- JOB: For this exercise, repeat all of the material verbatim apart from its images.
■ ■ ■
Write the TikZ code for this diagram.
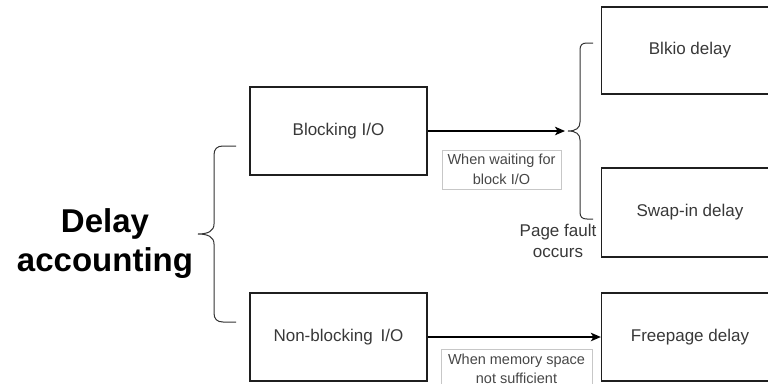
\documentclass[tikz,border=0pt]{standalone}
\usepackage{fontspec}
\setmainfont{Liberation Sans}
\usetikzlibrary{arrows.meta}

\begin{document}
\begin{tikzpicture}[x=1pt,y=-1pt,
  box/.style={draw=black!88, line width=1.3pt, minimum width=177pt,
    minimum height=88pt, inner sep=0pt,
    font=\fontsize{17}{20}\selectfont, text=black!78},
  edgelabel/.style={draw=black!22, line width=0.6pt, fill=white, align=center,
    inner sep=0pt, font=\fontsize{14.5}{19.5}\selectfont, text=black!72},
  note/.style={align=center, inner sep=0pt,
    font=\fontsize{17}{21.5}\selectfont, text=black!78},
  title/.style={align=center, inner sep=0pt,
    font=\fontsize{33}{39}\selectfont\bfseries, text=black},
  brace/.style={draw=black!80, line width=1pt},
  flow/.style={draw=black, line width=1.3pt,
    -{Stealth[length=10pt,width=8.5pt,inset=2.5pt]}}
]
\useasboundingbox (0,0) rectangle (768,383);
\clip (0,0) rectangle (768,383);

% title
\node[title] (title) at (105,244) {Delay\\accounting};

% left column
\node[box] (blk)  at (338.5,131) {Blocking I/O};
\node[box] (nblk) at (338.5,337) {Non-blocking\hspace{8pt}I/O};

% right column
\node[box, minimum height=87pt] (blkio) at (690,50.5) {Blkio delay};
\node[box, minimum height=89pt] (swap)  at (690,212.5) {Swap-in delay};
\node[box] (free)  at (690,337) {Freepage delay};

% brace grouping the two kinds of I/O
\draw[brace] (236,146) -- (223,146)
  .. controls (217,146) and (214,149) .. (214,155) -- (214,224)
  .. controls (214,231) and (208,234) .. (198,234)
  .. controls (208,234) and (214,237) .. (214,244) -- (214,313)
  .. controls (214,319) and (217,322) .. (223,322) -- (236,322);

% brace grouping the blocking delays
\draw[brace] (593,43) -- (587,43)
  .. controls (582,43) and (580,45) .. (580,50) -- (580,122)
  .. controls (580,128) and (576,131) .. (568,131)
  .. controls (576,131) and (580,134) .. (580,140) -- (580,212)
  .. controls (580,217) and (582,219) .. (587,219) -- (593,219);
\coordinate (tip) at (565,131);

% connectors
\draw[flow] (blk.east) -- (tip);
\draw[flow] (nblk.east) -- (free.west);

% labels
\node[edgelabel, minimum width=119pt, minimum height=39pt] (lbl1)
  at (501.5,169.5) {When waiting for\\block I/O};
\node[edgelabel, minimum width=151pt, minimum height=40pt] (lbl2)
  at (516.5,369) {When memory space\\not sufficient};
\node[note] (pf) at (558,241) {Page fault\\occurs};
\end{tikzpicture}
\end{document}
■ ■ ■
- SOLVED EXERCISE:
Write the TikZ code for this diagram.
\documentclass[tikz,border=0pt]{standalone}
\usepackage{fontspec}
\setmainfont{Liberation Sans}
\usetikzlibrary{arrows.meta}

\begin{document}
\begin{tikzpicture}[x=1pt,y=-1pt,
  box/.style={draw=black!88, line width=1.3pt, minimum width=177pt,
    minimum height=88pt, inner sep=0pt,
    font=\fontsize{17}{20}\selectfont, text=black!78},
  edgelabel/.style={draw=black!22, line width=0.6pt, fill=white, align=center,
    inner sep=0pt, font=\fontsize{14.5}{19.5}\selectfont, text=black!72},
  note/.style={align=center, inner sep=0pt,
    font=\fontsize{17}{21.5}\selectfont, text=black!78},
  title/.style={align=center, inner sep=0pt,
    font=\fontsize{33}{39}\selectfont\bfseries, text=black},
  brace/.style={draw=black!80, line width=1pt},
  flow/.style={draw=black, line width=1.3pt,
    -{Stealth[length=10pt,width=8.5pt,inset=2.5pt]}}
]
\useasboundingbox (0,0) rectangle (768,383);
\clip (0,0) rectangle (768,383);

% title
\node[title] (title) at (105,244) {Delay\\accounting};

% left column
\node[box] (blk)  at (338.5,131) {Blocking I/O};
\node[box] (nblk) at (338.5,337) {Non-blocking\hspace{8pt}I/O};

% right column
\node[box, minimum height=87pt] (blkio) at (690,50.5) {Blkio delay};
\node[box, minimum height=89pt] (swap)  at (690,212.5) {Swap-in delay};
\node[box] (free)  at (690,337) {Freepage delay};

% brace grouping the two kinds of I/O
\draw[brace] (236,146) -- (223,146)
  .. controls (217,146) and (214,149) .. (214,155) -- (214,224)
  .. controls (214,231) and (208,234) .. (198,234)
  .. controls (208,234) and (214,237) .. (214,244) -- (214,313)
  .. controls (214,319) and (217,322) .. (223,322) -- (236,322);

% brace grouping the blocking delays
\draw[brace] (593,43) -- (587,43)
  .. controls (582,43) and (580,45) .. (580,50) -- (580,122)
  .. controls (580,128) and (576,131) .. (568,131)
  .. controls (576,131) and (580,134) .. (580,140) -- (580,212)
  .. controls (580,217) and (582,219) .. (587,219) -- (593,219);
\coordinate (tip) at (565,131);

% connectors
\draw[flow] (blk.east) -- (tip);
\draw[flow] (nblk.east) -- (free.west);

% labels
\node[edgelabel, minimum width=119pt, minimum height=39pt] (lbl1)
  at (501.5,169.5) {When waiting for\\block I/O};
\node[edgelabel, minimum width=151pt, minimum height=40pt] (lbl2)
  at (516.5,369) {When memory space\\not sufficient};
\node[note] (pf) at (558,241) {Page fault\\occurs};
\end{tikzpicture}
\end{document}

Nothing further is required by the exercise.